• **Aim**:
Write out each line word for word. Drop pictures.

• **Data provided**:
Start

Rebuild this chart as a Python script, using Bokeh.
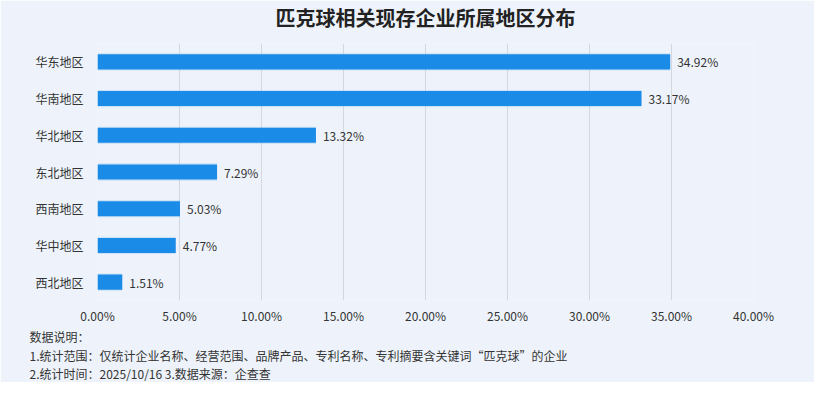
from bokeh.plotting import figure
from bokeh.models import FixedTicker, PrintfTickFormatter, Title, ColumnDataSource
from bokeh.core.properties import value
from bokeh.embed import file_html
from bokeh.resources import INLINE

regions = ["华东地区", "华南地区", "华北地区", "东北地区", "西南地区", "华中地区", "西北地区"]
shares = [34.92, 33.17, 13.32, 7.29, 5.03, 4.77, 1.51]
share_labels = ["34.92%", "33.17%", "13.32%", "7.29%", "5.03%", "4.77%", "1.51%"]
x_ticks = [0, 5, 10, 15, 20, 25, 30, 35, 40]
title_text = "匹克球相关现存企业所属地区分布"
notes = [
    "数据说明：",
    "1.统计范围：仅统计企业名称、经营范围、品牌产品、专利名称、专利摘要含关键词“匹克球”的企业",
    " 2.统计时间：2025/10/16 3.数据来源：企查查",
]

FONT = "Noto Sans CJK SC"
BG = "#eef3fb"

src = ColumnDataSource(dict(region=regions, share=shares, label=share_labels))

p = figure(
    width=814, height=382,
    y_range=list(reversed(regions)), x_range=(0, 40),
    output_backend="svg", toolbar_location=None,
    min_border_left=97, min_border_right=61, min_border_top=43, min_border_bottom=0,
)
p.background_fill_color = BG
p.border_fill_color = BG
p.outline_line_color = None

p.title.text = title_text + "\n "
p.title.align = "center"
p.title.text_font = FONT
p.title.text_font_size = "20px"
p.title.text_font_style = "bold"
p.title.text_color = "#222222"
p.title.standoff = 0
p.title.text_line_height = 0.4

# glow
p.hbar(y="region", right="share", left=0, height=0.47, source=src,
       fill_color="#8cc4f2", fill_alpha=0.35, line_color=None)
p.hbar(y="region", right="share", left=0, height=0.41, source=src,
       fill_color="#1b8be8", line_color=None)

p.text(x="share", y="region", text="label", source=src, x_offset=7,
       text_baseline="middle", text_align="left", text_font=value(FONT),
       text_font_size="12px", text_color="#333333")

p.xaxis.ticker = FixedTicker(ticks=x_ticks)
p.xaxis.formatter = PrintfTickFormatter(format="%.2f%%")
for ax in (p.xaxis, p.yaxis):
    ax.axis_line_color = None
    ax.major_tick_line_color = None
    ax.minor_tick_line_color = None
    ax.major_label_text_font = FONT
    ax.major_label_text_font_size = "12px"
    ax.major_label_text_color = "#333333"
p.xaxis.major_label_standoff = 0
p.yaxis.major_label_standoff = 8

p.xgrid.grid_line_color = "#d3d8e0"
p.xgrid.grid_line_width = 1
p.ygrid.grid_line_color = None

p.add_layout(Title(text="\n".join(notes), align="left", offset=-68, standoff=0,
                   text_font=FONT, text_font_size="12px", text_font_style="normal",
                   text_line_height=1.1, text_color="#333333"), "below")

open("out.html", "w").write(file_html(p, INLINE))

End

• **Solution to this problem**:
Rebuild this chart as a Python script, using Bokeh.
from bokeh.plotting import figure
from bokeh.models import FixedTicker, PrintfTickFormatter, Title, ColumnDataSource
from bokeh.core.properties import value
from bokeh.embed import file_html
from bokeh.resources import INLINE

regions = ["华东地区", "华南地区", "华北地区", "东北地区", "西南地区", "华中地区", "西北地区"]
shares = [34.92, 33.17, 13.32, 7.29, 5.03, 4.77, 1.51]
share_labels = ["34.92%", "33.17%", "13.32%", "7.29%", "5.03%", "4.77%", "1.51%"]
x_ticks = [0, 5, 10, 15, 20, 25, 30, 35, 40]
title_text = "匹克球相关现存企业所属地区分布"
notes = [
    "数据说明：",
    "1.统计范围：仅统计企业名称、经营范围、品牌产品、专利名称、专利摘要含关键词“匹克球”的企业",
    " 2.统计时间：2025/10/16 3.数据来源：企查查",
]

FONT = "Noto Sans CJK SC"
BG = "#eef3fb"

src = ColumnDataSource(dict(region=regions, share=shares, label=share_labels))

p = figure(
    width=814, height=382,
    y_range=list(reversed(regions)), x_range=(0, 40),
    output_backend="svg", toolbar_location=None,
    min_border_left=97, min_border_right=61, min_border_top=43, min_border_bottom=0,
)
p.background_fill_color = BG
p.border_fill_color = BG
p.outline_line_color = None

p.title.text = title_text + "\n "
p.title.align = "center"
p.title.text_font = FONT
p.title.text_font_size = "20px"
p.title.text_font_style = "bold"
p.title.text_color = "#222222"
p.title.standoff = 0
p.title.text_line_height = 0.4

# glow
p.hbar(y="region", right="share", left=0, height=0.47, source=src,
       fill_color="#8cc4f2", fill_alpha=0.35, line_color=None)
p.hbar(y="region", right="share", left=0, height=0.41, source=src,
       fill_color="#1b8be8", line_color=None)

p.text(x="share", y="region", text="label", source=src, x_offset=7,
       text_baseline="middle", text_align="left", text_font=value(FONT),
       text_font_size="12px", text_color="#333333")

p.xaxis.ticker = FixedTicker(ticks=x_ticks)
p.xaxis.formatter = PrintfTickFormatter(format="%.2f%%")
for ax in (p.xaxis, p.yaxis):
    ax.axis_line_color = None
    ax.major_tick_line_color = None
    ax.minor_tick_line_color = None
    ax.major_label_text_font = FONT
    ax.major_label_text_font_size = "12px"
    ax.major_label_text_color = "#333333"
p.xaxis.major_label_standoff = 0
p.yaxis.major_label_standoff = 8

p.xgrid.grid_line_color = "#d3d8e0"
p.xgrid.grid_line_width = 1
p.ygrid.grid_line_color = None

p.add_layout(Title(text="\n".join(notes), align="left", offset=-68, standoff=0,
                   text_font=FONT, text_font_size="12px", text_font_style="normal",
                   text_line_height=1.1, text_color="#333333"), "below")

open("out.html", "w").write(file_html(p, INLINE))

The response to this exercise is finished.